What needs to be done: Reproduce the listing below exactly. Pictures do not belong in the copy.

Dataset extract:
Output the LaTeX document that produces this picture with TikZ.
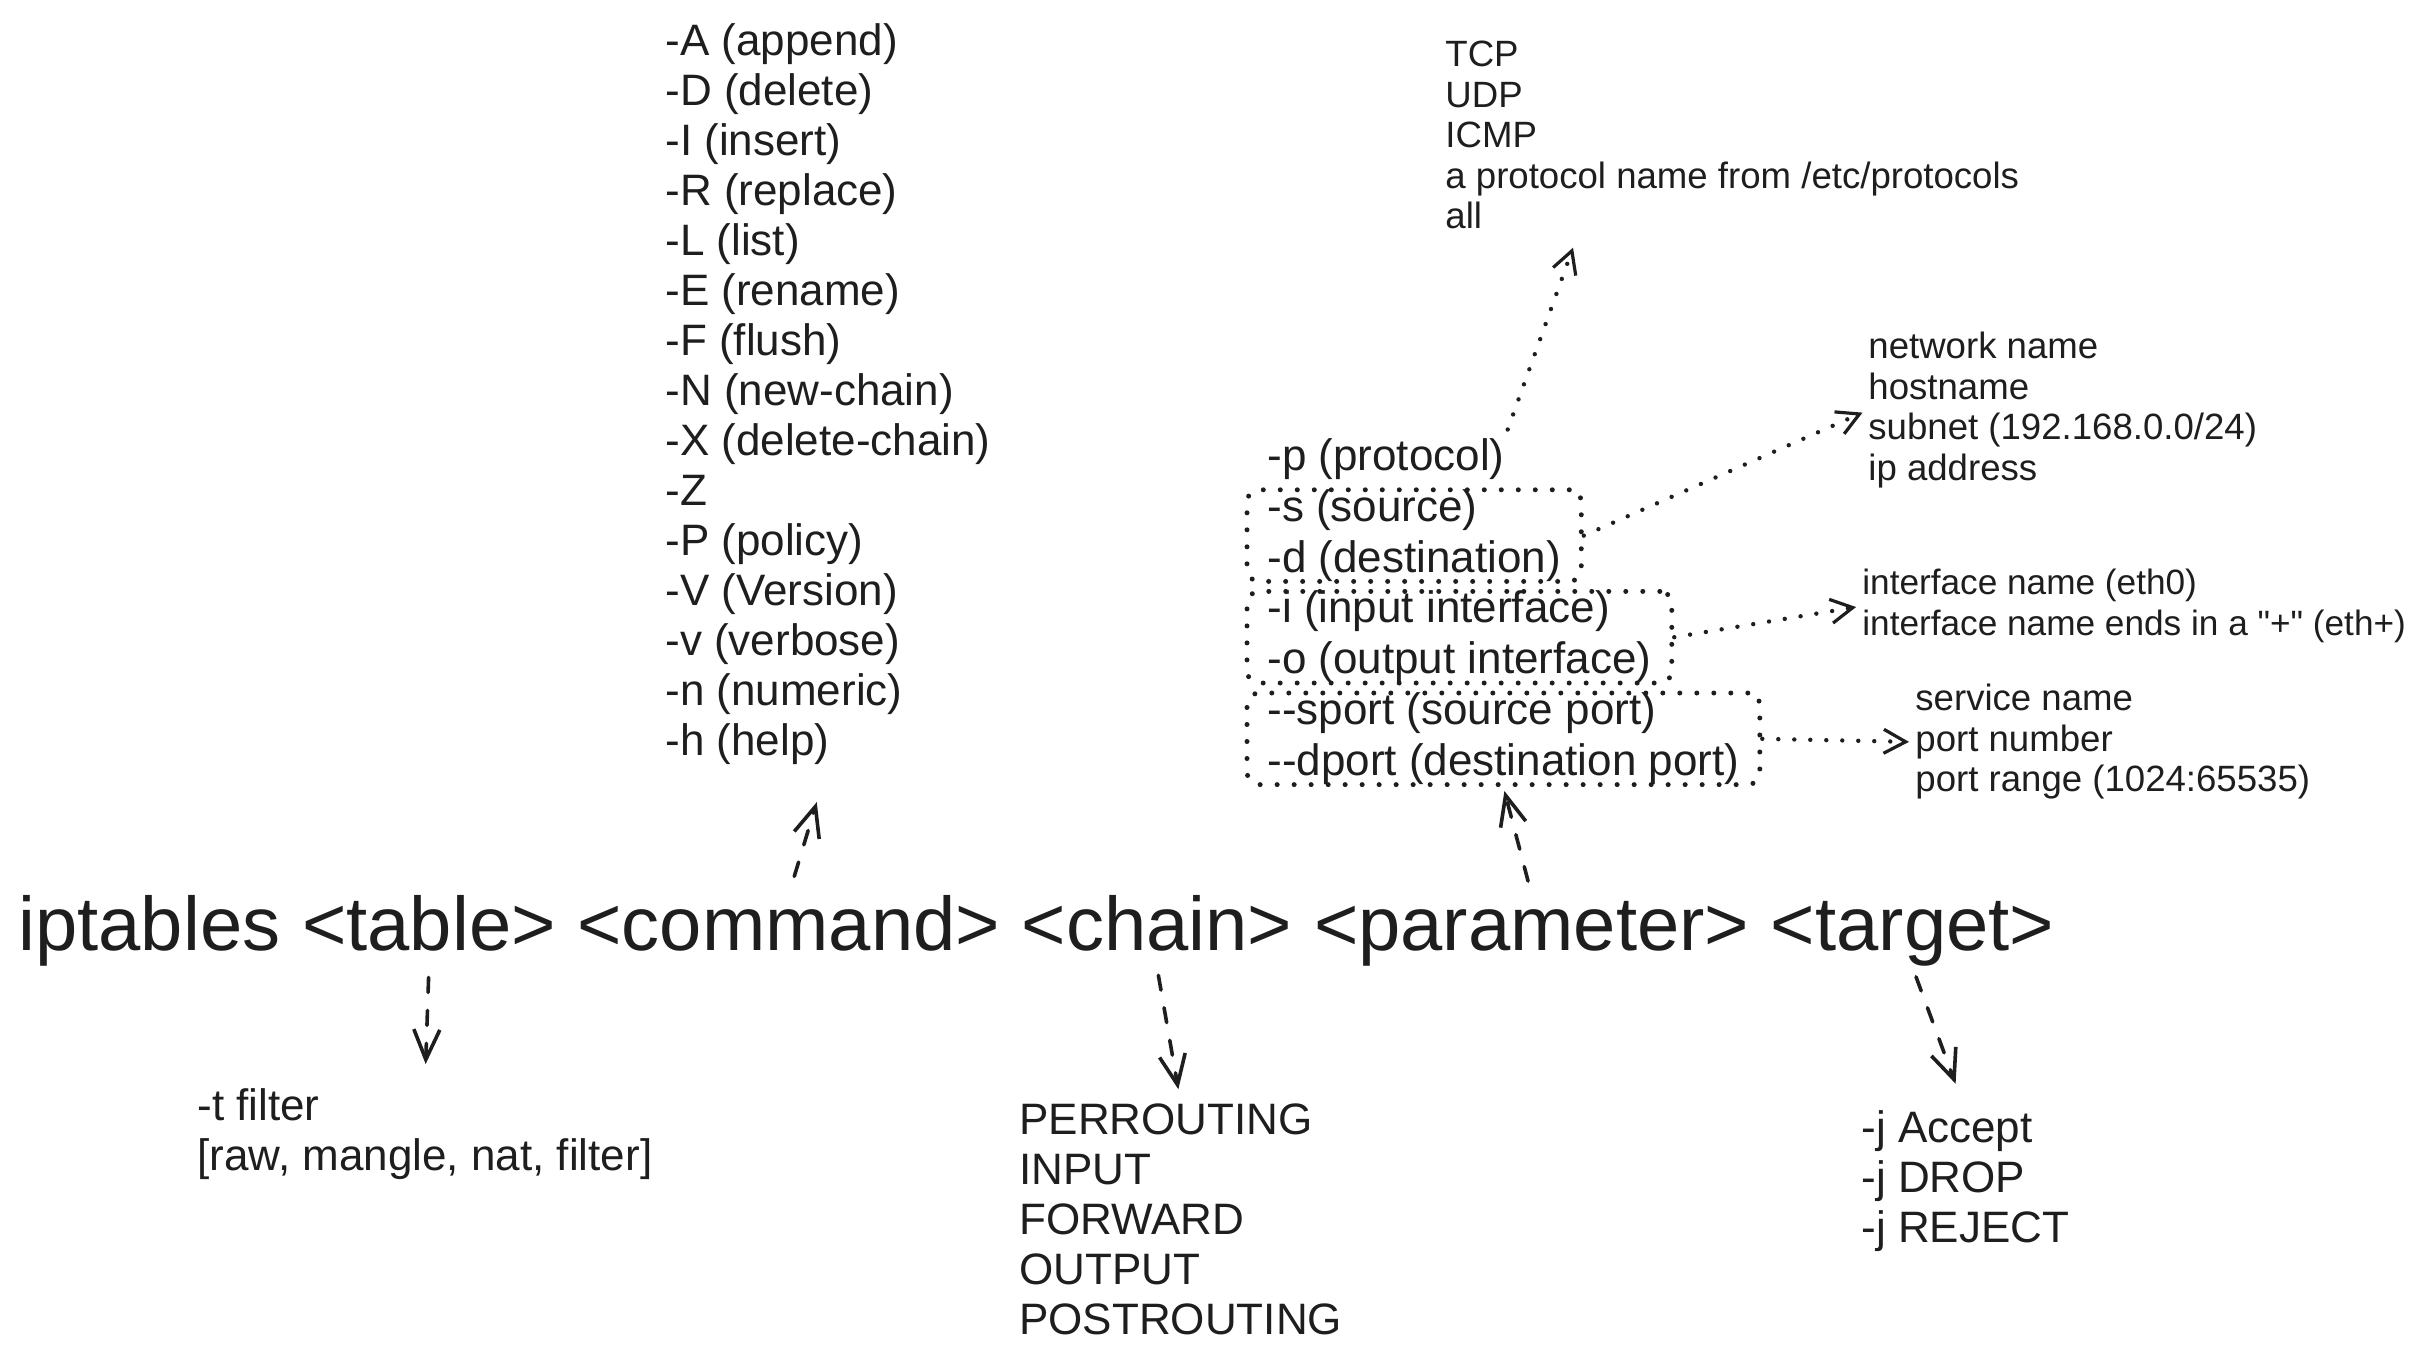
\documentclass[tikz,border=0pt]{standalone}
\usepackage{fontspec}
\setmainfont{Liberation Sans}
\newfontfamily\notefont{Liberation Sans}
\usetikzlibrary{positioning,fit,arrows.meta}
\definecolor{ink}{HTML}{1E1E1E}

\begin{document}
\begin{tikzpicture}[x=0.5pt,y=-0.5pt,
        word/.style={inner sep=0pt,text=ink,font=\fontsize{38}{45}\selectfont,text height=27.5pt,text depth=8.5pt},
        item/.style={inner sep=0pt,text=ink,font=\fontsize{22}{25}\selectfont,text height=16.5pt,text depth=5.5pt},
        list/.style={inner sep=0pt,text=ink,font=\fontsize{22}{25}\selectfont,align=left,anchor=north west},
        note/.style={inner sep=0pt,text=ink,font=\notefont\fontsize{18.3}{20.25}\selectfont,align=left,anchor=north west},
        dashto/.style={draw=ink,line width=1.8pt,dash pattern=on 7.5pt off 9pt,line cap=round,-{Straight Barb[length=15pt,width=13pt]}},
        dotto/.style={draw=ink,line width=2.2pt,dash pattern=on 0pt off 8pt,line cap=round,-{Straight Barb[length=11pt,width=12pt,line width=1.6pt]}},
        dotbox/.style={draw=ink,line width=2.5pt,dash pattern=on 0pt off 8.5pt,line cap=round,rounded corners=6pt,inner xsep=10pt,inner ysep=-1pt}]
        \useasboundingbox (0,0) rectangle (2419,1367);

        % the command line
        \node[word,anchor=base west] (ipt) at (18,950) {iptables};
        \node[word,base right=10.5pt of ipt] (table) {<table>};
        \node[word,base right=10.5pt of table] (command) {<command>};
        \node[word,base right=10.5pt of command] (chain) {<chain>};
        \node[word,base right=10.5pt of chain] (parameter) {<parameter>};
        \node[word,base right=10.5pt of parameter] (target) {<target>};

        % what each part can be
        \node[list] (cmdlist) at (665,23) {-A (append)\\-D (delete)\\-I (insert)\\-R (replace)\\-L (list)\\-E (rename)\\-F (flush)\\-N (new-chain)\\-X (delete-chain)\\-Z\\-P (policy)\\-V (Version)\\-v (verbose)\\-n (numeric)\\-h (help)};
        \node[list] (tablelist) at (197,1088) {-t filter\\{}[raw, mangle, nat, filter]};
        \node[list] (chainlist) at (1019,1103) {PERROUTING\\INPUT\\FORWARD\\OUTPUT\\POSTROUTING};
        \node[list] (targetlist) at (1861,1110) {-j Accept\\-j DROP\\-j REJECT};

        \node[item,anchor=north west] (pprot) at (1267,437) {-p (protocol)};
        \node[item,below=3pt of pprot.south west,anchor=north west] (src) {-s (source)};
        \node[item,below=3pt of src.south west,anchor=north west] (dst) {-d (destination)};
        \node[item,below=3pt of dst.south west,anchor=north west] (iin) {-i (input interface)};
        \node[item,below=3pt of iin.south west,anchor=north west] (iout) {-o (output interface)};
        \node[item,below=3pt of iout.south west,anchor=north west] (sport) {-{}-sport (source port)};
        \node[item,below=3pt of sport.south west,anchor=north west] (dport) {-{}-dport (destination port)};

        \node[dotbox,fit=(src)(dst)] (sdbox) {};
        \node[dotbox,fit=(iin)(iout)] (iobox) {};
        \node[dotbox,fit=(sport)(dport)] (portbox) {};

        \node[note] (protolist) at (1445,41) {TCP\\UDP\\ICMP\\a protocol name from /etc/protocols\\all};
        \node[note] (netlist) at (1868,332) {network name\\hostname\\subnet (192.168.0.0/24)\\ip address};
        \node[note,font=\notefont\fontsize{17.6}{20.25}\selectfont] (iflist) at (1862,569) {interface name (eth0)\\interface name ends in a "+" (eth+)};
        \node[note] (svclist) at (1915,684) {service name\\port number\\port range (1024:65535)};

        % arrows
        \draw[dashto,shorten <=5pt,shorten >=12pt] (table.south) -- (tablelist.north);
        \draw[dashto,shorten <=9.5pt,shorten >=19.5pt] (command.north) -- (cmdlist.south);
        \draw[dashto,shorten <=4pt,shorten >=7pt] (chain.south) -- (chainlist.north);
        \draw[dashto,shorten <=5pt,shorten >=14pt] (target.south) -- (targetlist.north);
        \draw[dashto,shorten <=7pt,shorten >=2pt] (parameter.north) -- (portbox.south);

        \draw[dotto,shorten <=4pt] (pprot.north east) -- ([xshift=64pt,yshift=-9pt]protolist.south west);
        \draw[dotto,shorten >=3pt] (sdbox.east) -- (netlist.west);
        \draw[dotto,shorten >=3pt] (iobox.east) -- (iflist.west);
        \draw[dotto,shorten >=3pt] (portbox.east) -- (svclist.west);
\end{tikzpicture}
\end{document}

Written solution:
Output the LaTeX document that produces this picture with TikZ.
\documentclass[tikz,border=0pt]{standalone}
\usepackage{fontspec}
\setmainfont{Liberation Sans}
\newfontfamily\notefont{Liberation Sans}
\usetikzlibrary{positioning,fit,arrows.meta}
\definecolor{ink}{HTML}{1E1E1E}

\begin{document}
\begin{tikzpicture}[x=0.5pt,y=-0.5pt,
        word/.style={inner sep=0pt,text=ink,font=\fontsize{38}{45}\selectfont,text height=27.5pt,text depth=8.5pt},
        item/.style={inner sep=0pt,text=ink,font=\fontsize{22}{25}\selectfont,text height=16.5pt,text depth=5.5pt},
        list/.style={inner sep=0pt,text=ink,font=\fontsize{22}{25}\selectfont,align=left,anchor=north west},
        note/.style={inner sep=0pt,text=ink,font=\notefont\fontsize{18.3}{20.25}\selectfont,align=left,anchor=north west},
        dashto/.style={draw=ink,line width=1.8pt,dash pattern=on 7.5pt off 9pt,line cap=round,-{Straight Barb[length=15pt,width=13pt]}},
        dotto/.style={draw=ink,line width=2.2pt,dash pattern=on 0pt off 8pt,line cap=round,-{Straight Barb[length=11pt,width=12pt,line width=1.6pt]}},
        dotbox/.style={draw=ink,line width=2.5pt,dash pattern=on 0pt off 8.5pt,line cap=round,rounded corners=6pt,inner xsep=10pt,inner ysep=-1pt}]
        \useasboundingbox (0,0) rectangle (2419,1367);

        % the command line
        \node[word,anchor=base west] (ipt) at (18,950) {iptables};
        \node[word,base right=10.5pt of ipt] (table) {<table>};
        \node[word,base right=10.5pt of table] (command) {<command>};
        \node[word,base right=10.5pt of command] (chain) {<chain>};
        \node[word,base right=10.5pt of chain] (parameter) {<parameter>};
        \node[word,base right=10.5pt of parameter] (target) {<target>};

        % what each part can be
        \node[list] (cmdlist) at (665,23) {-A (append)\\-D (delete)\\-I (insert)\\-R (replace)\\-L (list)\\-E (rename)\\-F (flush)\\-N (new-chain)\\-X (delete-chain)\\-Z\\-P (policy)\\-V (Version)\\-v (verbose)\\-n (numeric)\\-h (help)};
        \node[list] (tablelist) at (197,1088) {-t filter\\{}[raw, mangle, nat, filter]};
        \node[list] (chainlist) at (1019,1103) {PERROUTING\\INPUT\\FORWARD\\OUTPUT\\POSTROUTING};
        \node[list] (targetlist) at (1861,1110) {-j Accept\\-j DROP\\-j REJECT};

        \node[item,anchor=north west] (pprot) at (1267,437) {-p (protocol)};
        \node[item,below=3pt of pprot.south west,anchor=north west] (src) {-s (source)};
        \node[item,below=3pt of src.south west,anchor=north west] (dst) {-d (destination)};
        \node[item,below=3pt of dst.south west,anchor=north west] (iin) {-i (input interface)};
        \node[item,below=3pt of iin.south west,anchor=north west] (iout) {-o (output interface)};
        \node[item,below=3pt of iout.south west,anchor=north west] (sport) {-{}-sport (source port)};
        \node[item,below=3pt of sport.south west,anchor=north west] (dport) {-{}-dport (destination port)};

        \node[dotbox,fit=(src)(dst)] (sdbox) {};
        \node[dotbox,fit=(iin)(iout)] (iobox) {};
        \node[dotbox,fit=(sport)(dport)] (portbox) {};

        \node[note] (protolist) at (1445,41) {TCP\\UDP\\ICMP\\a protocol name from /etc/protocols\\all};
        \node[note] (netlist) at (1868,332) {network name\\hostname\\subnet (192.168.0.0/24)\\ip address};
        \node[note,font=\notefont\fontsize{17.6}{20.25}\selectfont] (iflist) at (1862,569) {interface name (eth0)\\interface name ends in a "+" (eth+)};
        \node[note] (svclist) at (1915,684) {service name\\port number\\port range (1024:65535)};

        % arrows
        \draw[dashto,shorten <=5pt,shorten >=12pt] (table.south) -- (tablelist.north);
        \draw[dashto,shorten <=9.5pt,shorten >=19.5pt] (command.north) -- (cmdlist.south);
        \draw[dashto,shorten <=4pt,shorten >=7pt] (chain.south) -- (chainlist.north);
        \draw[dashto,shorten <=5pt,shorten >=14pt] (target.south) -- (targetlist.north);
        \draw[dashto,shorten <=7pt,shorten >=2pt] (parameter.north) -- (portbox.south);

        \draw[dotto,shorten <=4pt] (pprot.north east) -- ([xshift=64pt,yshift=-9pt]protolist.south west);
        \draw[dotto,shorten >=3pt] (sdbox.east) -- (netlist.west);
        \draw[dotto,shorten >=3pt] (iobox.east) -- (iflist.west);
        \draw[dotto,shorten >=3pt] (portbox.east) -- (svclist.west);
\end{tikzpicture}
\end{document}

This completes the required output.